* **DO THIS**
Exclude the pictures, then repeat the remaining data exactly.

* **SOURCE MATERIAL**
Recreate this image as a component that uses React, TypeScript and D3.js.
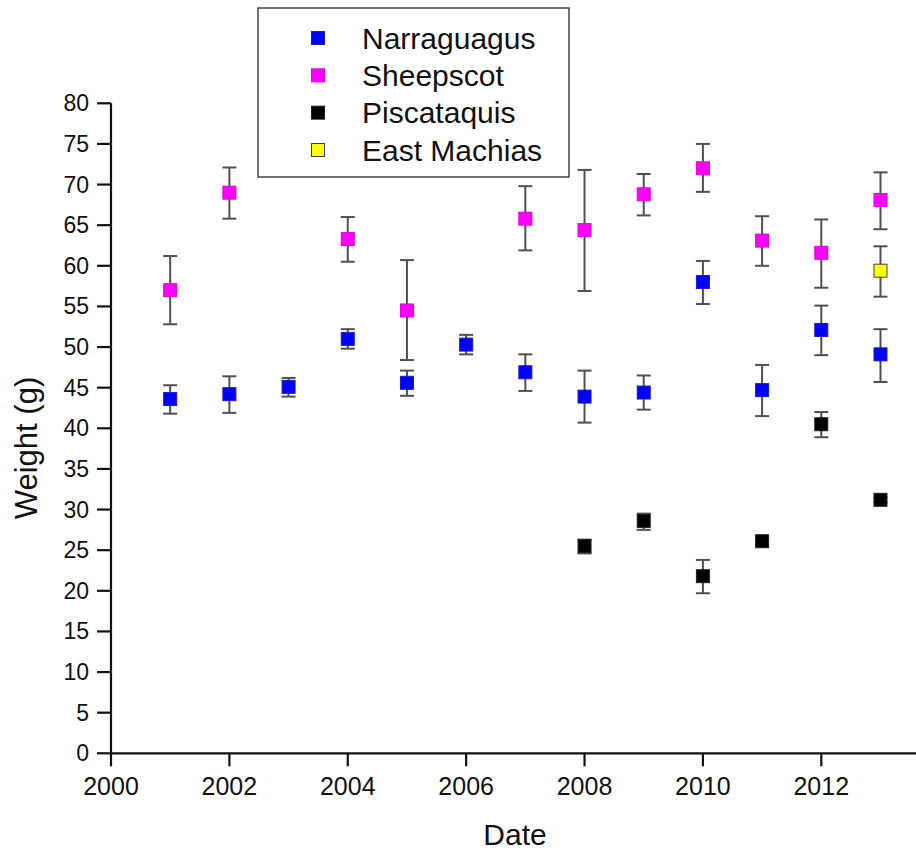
import React, { useEffect, useRef } from 'react';
import * as d3 from 'd3';

// years sampled
const narraYears = [2001, 2002, 2003, 2004, 2005, 2006, 2007, 2008, 2009, 2010, 2011, 2012, 2013];
const narraMean = [43.6, 44.2, 45.1, 51.0, 45.6, 50.3, 46.9, 43.9, 44.4, 58.0, 44.7, 52.1, 49.1];
const narraLow = [41.8, 41.9, 43.9, 49.8, 44.0, 49.1, 44.6, 40.7, 42.3, 55.3, 41.5, 49.0, 45.7];
const narraHigh = [45.3, 46.4, 46.2, 52.2, 47.1, 51.5, 49.1, 47.1, 46.5, 60.6, 47.8, 55.1, 52.2];

const sheepYears = [2001, 2002, 2004, 2005, 2007, 2008, 2009, 2010, 2011, 2012, 2013];
const sheepMean = [57.0, 69.0, 63.3, 54.5, 65.8, 64.4, 68.8, 72.0, 63.1, 61.6, 68.1];
const sheepLow = [52.8, 65.8, 60.5, 48.4, 61.9, 56.9, 66.2, 69.1, 60.0, 57.3, 64.5];
const sheepHigh = [61.2, 72.1, 66.0, 60.7, 69.8, 71.8, 71.3, 75.0, 66.1, 65.7, 71.5];

const piscYears = [2008, 2009, 2010, 2011, 2012, 2013];
const piscMean = [25.5, 28.6, 21.8, 26.1, 40.5, 31.2];
const piscLow = [24.6, 27.5, 19.7, 25.6, 38.9, 30.9];
const piscHigh = [26.3, 29.5, 23.8, 26.6, 42.0, 31.5];

const machiasYears = [2013];
const machiasMean = [59.4];
const machiasLow = [56.2];
const machiasHigh = [62.4];

const yTicks = [0, 5, 10, 15, 20, 25, 30, 35, 40, 45, 50, 55, 60, 65, 70, 75, 80];
const xTicks = [2000, 2002, 2004, 2006, 2008, 2010, 2012];

const series = [
  { name: 'Narraguagus', fill: '#0000ff', stroke: '#1a1acc', years: narraYears, mean: narraMean, low: narraLow, high: narraHigh },
  { name: 'Sheepscot', fill: '#ff00ff', stroke: '#e000e0', years: sheepYears, mean: sheepMean, low: sheepLow, high: sheepHigh },
  { name: 'Piscataquis', fill: '#000000', stroke: '#222222', years: piscYears, mean: piscMean, low: piscLow, high: piscHigh },
  { name: 'East Machias', fill: '#ffff00', stroke: '#444444', years: machiasYears, mean: machiasMean, low: machiasLow, high: machiasHigh },
];

const W = 916;
const H = 854;

const App = () => {
  const svgRef = useRef(null);

  useEffect(() => {
    const svg = d3.select(svgRef.current);
    svg.selectAll('*').remove();

    const x = d3.scaleLinear().domain([2000, 2013.6]).range([111, 916]);
    const y = d3.scaleLinear().domain([0, 80]).range([753.3, 103.3]);
    const font = 'Arial, "Liberation Sans", sans-serif';

    // axes
    const axis = svg.append('g').attr('stroke', '#111').attr('stroke-width', 2.2);
    axis.append('line').attr('x1', x(2000)).attr('x2', W).attr('y1', y(0)).attr('y2', y(0));
    axis.append('line').attr('x1', x(2000)).attr('x2', x(2000)).attr('y1', y(0)).attr('y2', y(80));
    axis.selectAll('line.yt').data(yTicks).join('line')
      .attr('class', 'yt')
      .attr('x1', x(2000) - 14).attr('x2', x(2000))
      .attr('y1', d => y(d)).attr('y2', d => y(d));
    axis.selectAll('line.xt').data(xTicks).join('line')
      .attr('class', 'xt')
      .attr('x1', d => x(d)).attr('x2', d => x(d))
      .attr('y1', y(0)).attr('y2', y(0) + 13);

    svg.append('g').selectAll('text').data(yTicks).join('text')
      .attr('x', 89).attr('y', d => y(d)).attr('dy', '0.35em')
      .attr('text-anchor', 'end')
      .style('font-family', font).style('font-size', '23px').style('fill', '#111')
      .text(d => d);

    svg.append('g').selectAll('text').data(xTicks).join('text')
      .attr('x', d => x(d)).attr('y', 795)
      .attr('text-anchor', 'middle')
      .style('font-family', font).style('font-size', '25px').style('fill', '#111')
      .text(d => d);

    svg.append('text')
      .attr('x', 515).attr('y', 845).attr('text-anchor', 'middle')
      .style('font-family', font).style('font-size', '30px').style('fill', '#111')
      .text('Date');

    svg.append('text')
      .attr('transform', 'translate(37,448) rotate(-90)')
      .attr('text-anchor', 'middle')
      .style('font-family', font).style('font-size', '31px').style('fill', '#111')
      .text('Weight (g)');

    // error bars then markers
    const cap = 7;
    const ms = 13;
    series.forEach(s => {
      const pts = s.years.map((yr, i) => ({ yr, m: s.mean[i], lo: s.low[i], hi: s.high[i] }));
      const eb = svg.append('g').attr('stroke', '#505050').attr('stroke-width', 2);
      eb.selectAll('line.v').data(pts).join('line').attr('class', 'v')
        .attr('x1', d => x(d.yr)).attr('x2', d => x(d.yr))
        .attr('y1', d => y(d.lo)).attr('y2', d => y(d.hi));
      eb.selectAll('line.t').data(pts).join('line').attr('class', 't')
        .attr('x1', d => x(d.yr) - cap).attr('x2', d => x(d.yr) + cap)
        .attr('y1', d => y(d.hi)).attr('y2', d => y(d.hi));
      eb.selectAll('line.b').data(pts).join('line').attr('class', 'b')
        .attr('x1', d => x(d.yr) - cap).attr('x2', d => x(d.yr) + cap)
        .attr('y1', d => y(d.lo)).attr('y2', d => y(d.lo));
      svg.append('g').selectAll('rect').data(pts).join('rect')
        .attr('x', d => x(d.yr) - ms / 2).attr('y', d => y(d.m) - ms / 2)
        .attr('width', ms).attr('height', ms)
        .attr('fill', s.fill).attr('stroke', s.stroke).attr('stroke-width', 1);
    });

    // legend
    const lg = svg.append('g');
    lg.append('rect').attr('x', 258).attr('y', 8).attr('width', 311).attr('height', 169)
      .attr('fill', '#fff').attr('stroke', '#444').attr('stroke-width', 1.5);
    const rowY = d3.scalePoint().domain(series.map(s => s.name)).range([38, 150]);
    series.forEach(s => {
      lg.append('rect')
        .attr('x', 318 - 6.5).attr('y', rowY(s.name) - 6.5).attr('width', 13).attr('height', 13)
        .attr('fill', s.fill).attr('stroke', s.stroke).attr('stroke-width', 1);
      lg.append('text')
        .attr('x', 362).attr('y', rowY(s.name)).attr('dy', '0.36em')
        .style('font-family', font).style('font-size', '30px').style('fill', '#111')
        .text(s.name);
    });
  }, []);

  return (
    <svg ref={svgRef} width={W} height={H}
      style={{ position: 'absolute', left: 0, top: 0, background: '#fff' }} />
  );
};

export default App;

* **SOLUTION TO THE EXERCISE**
Recreate this image as a component that uses React, TypeScript and D3.js.
import React, { useEffect, useRef } from 'react';
import * as d3 from 'd3';

// years sampled
const narraYears = [2001, 2002, 2003, 2004, 2005, 2006, 2007, 2008, 2009, 2010, 2011, 2012, 2013];
const narraMean = [43.6, 44.2, 45.1, 51.0, 45.6, 50.3, 46.9, 43.9, 44.4, 58.0, 44.7, 52.1, 49.1];
const narraLow = [41.8, 41.9, 43.9, 49.8, 44.0, 49.1, 44.6, 40.7, 42.3, 55.3, 41.5, 49.0, 45.7];
const narraHigh = [45.3, 46.4, 46.2, 52.2, 47.1, 51.5, 49.1, 47.1, 46.5, 60.6, 47.8, 55.1, 52.2];

const sheepYears = [2001, 2002, 2004, 2005, 2007, 2008, 2009, 2010, 2011, 2012, 2013];
const sheepMean = [57.0, 69.0, 63.3, 54.5, 65.8, 64.4, 68.8, 72.0, 63.1, 61.6, 68.1];
const sheepLow = [52.8, 65.8, 60.5, 48.4, 61.9, 56.9, 66.2, 69.1, 60.0, 57.3, 64.5];
const sheepHigh = [61.2, 72.1, 66.0, 60.7, 69.8, 71.8, 71.3, 75.0, 66.1, 65.7, 71.5];

const piscYears = [2008, 2009, 2010, 2011, 2012, 2013];
const piscMean = [25.5, 28.6, 21.8, 26.1, 40.5, 31.2];
const piscLow = [24.6, 27.5, 19.7, 25.6, 38.9, 30.9];
const piscHigh = [26.3, 29.5, 23.8, 26.6, 42.0, 31.5];

const machiasYears = [2013];
const machiasMean = [59.4];
const machiasLow = [56.2];
const machiasHigh = [62.4];

const yTicks = [0, 5, 10, 15, 20, 25, 30, 35, 40, 45, 50, 55, 60, 65, 70, 75, 80];
const xTicks = [2000, 2002, 2004, 2006, 2008, 2010, 2012];

const series = [
  { name: 'Narraguagus', fill: '#0000ff', stroke: '#1a1acc', years: narraYears, mean: narraMean, low: narraLow, high: narraHigh },
  { name: 'Sheepscot', fill: '#ff00ff', stroke: '#e000e0', years: sheepYears, mean: sheepMean, low: sheepLow, high: sheepHigh },
  { name: 'Piscataquis', fill: '#000000', stroke: '#222222', years: piscYears, mean: piscMean, low: piscLow, high: piscHigh },
  { name: 'East Machias', fill: '#ffff00', stroke: '#444444', years: machiasYears, mean: machiasMean, low: machiasLow, high: machiasHigh },
];

const W = 916;
const H = 854;

const App = () => {
  const svgRef = useRef(null);

  useEffect(() => {
    const svg = d3.select(svgRef.current);
    svg.selectAll('*').remove();

    const x = d3.scaleLinear().domain([2000, 2013.6]).range([111, 916]);
    const y = d3.scaleLinear().domain([0, 80]).range([753.3, 103.3]);
    const font = 'Arial, "Liberation Sans", sans-serif';

    // axes
    const axis = svg.append('g').attr('stroke', '#111').attr('stroke-width', 2.2);
    axis.append('line').attr('x1', x(2000)).attr('x2', W).attr('y1', y(0)).attr('y2', y(0));
    axis.append('line').attr('x1', x(2000)).attr('x2', x(2000)).attr('y1', y(0)).attr('y2', y(80));
    axis.selectAll('line.yt').data(yTicks).join('line')
      .attr('class', 'yt')
      .attr('x1', x(2000) - 14).attr('x2', x(2000))
      .attr('y1', d => y(d)).attr('y2', d => y(d));
    axis.selectAll('line.xt').data(xTicks).join('line')
      .attr('class', 'xt')
      .attr('x1', d => x(d)).attr('x2', d => x(d))
      .attr('y1', y(0)).attr('y2', y(0) + 13);

    svg.append('g').selectAll('text').data(yTicks).join('text')
      .attr('x', 89).attr('y', d => y(d)).attr('dy', '0.35em')
      .attr('text-anchor', 'end')
      .style('font-family', font).style('font-size', '23px').style('fill', '#111')
      .text(d => d);

    svg.append('g').selectAll('text').data(xTicks).join('text')
      .attr('x', d => x(d)).attr('y', 795)
      .attr('text-anchor', 'middle')
      .style('font-family', font).style('font-size', '25px').style('fill', '#111')
      .text(d => d);

    svg.append('text')
      .attr('x', 515).attr('y', 845).attr('text-anchor', 'middle')
      .style('font-family', font).style('font-size', '30px').style('fill', '#111')
      .text('Date');

    svg.append('text')
      .attr('transform', 'translate(37,448) rotate(-90)')
      .attr('text-anchor', 'middle')
      .style('font-family', font).style('font-size', '31px').style('fill', '#111')
      .text('Weight (g)');

    // error bars then markers
    const cap = 7;
    const ms = 13;
    series.forEach(s => {
      const pts = s.years.map((yr, i) => ({ yr, m: s.mean[i], lo: s.low[i], hi: s.high[i] }));
      const eb = svg.append('g').attr('stroke', '#505050').attr('stroke-width', 2);
      eb.selectAll('line.v').data(pts).join('line').attr('class', 'v')
        .attr('x1', d => x(d.yr)).attr('x2', d => x(d.yr))
        .attr('y1', d => y(d.lo)).attr('y2', d => y(d.hi));
      eb.selectAll('line.t').data(pts).join('line').attr('class', 't')
        .attr('x1', d => x(d.yr) - cap).attr('x2', d => x(d.yr) + cap)
        .attr('y1', d => y(d.hi)).attr('y2', d => y(d.hi));
      eb.selectAll('line.b').data(pts).join('line').attr('class', 'b')
        .attr('x1', d => x(d.yr) - cap).attr('x2', d => x(d.yr) + cap)
        .attr('y1', d => y(d.lo)).attr('y2', d => y(d.lo));
      svg.append('g').selectAll('rect').data(pts).join('rect')
        .attr('x', d => x(d.yr) - ms / 2).attr('y', d => y(d.m) - ms / 2)
        .attr('width', ms).attr('height', ms)
        .attr('fill', s.fill).attr('stroke', s.stroke).attr('stroke-width', 1);
    });

    // legend
    const lg = svg.append('g');
    lg.append('rect').attr('x', 258).attr('y', 8).attr('width', 311).attr('height', 169)
      .attr('fill', '#fff').attr('stroke', '#444').attr('stroke-width', 1.5);
    const rowY = d3.scalePoint().domain(series.map(s => s.name)).range([38, 150]);
    series.forEach(s => {
      lg.append('rect')
        .attr('x', 318 - 6.5).attr('y', rowY(s.name) - 6.5).attr('width', 13).attr('height', 13)
        .attr('fill', s.fill).attr('stroke', s.stroke).attr('stroke-width', 1);
      lg.append('text')
        .attr('x', 362).attr('y', rowY(s.name)).attr('dy', '0.36em')
        .style('font-family', font).style('font-size', '30px').style('fill', '#111')
        .text(s.name);
    });
  }, []);

  return (
    <svg ref={svgRef} width={W} height={H}
      style={{ position: 'absolute', left: 0, top: 0, background: '#fff' }} />
  );
};

export default App;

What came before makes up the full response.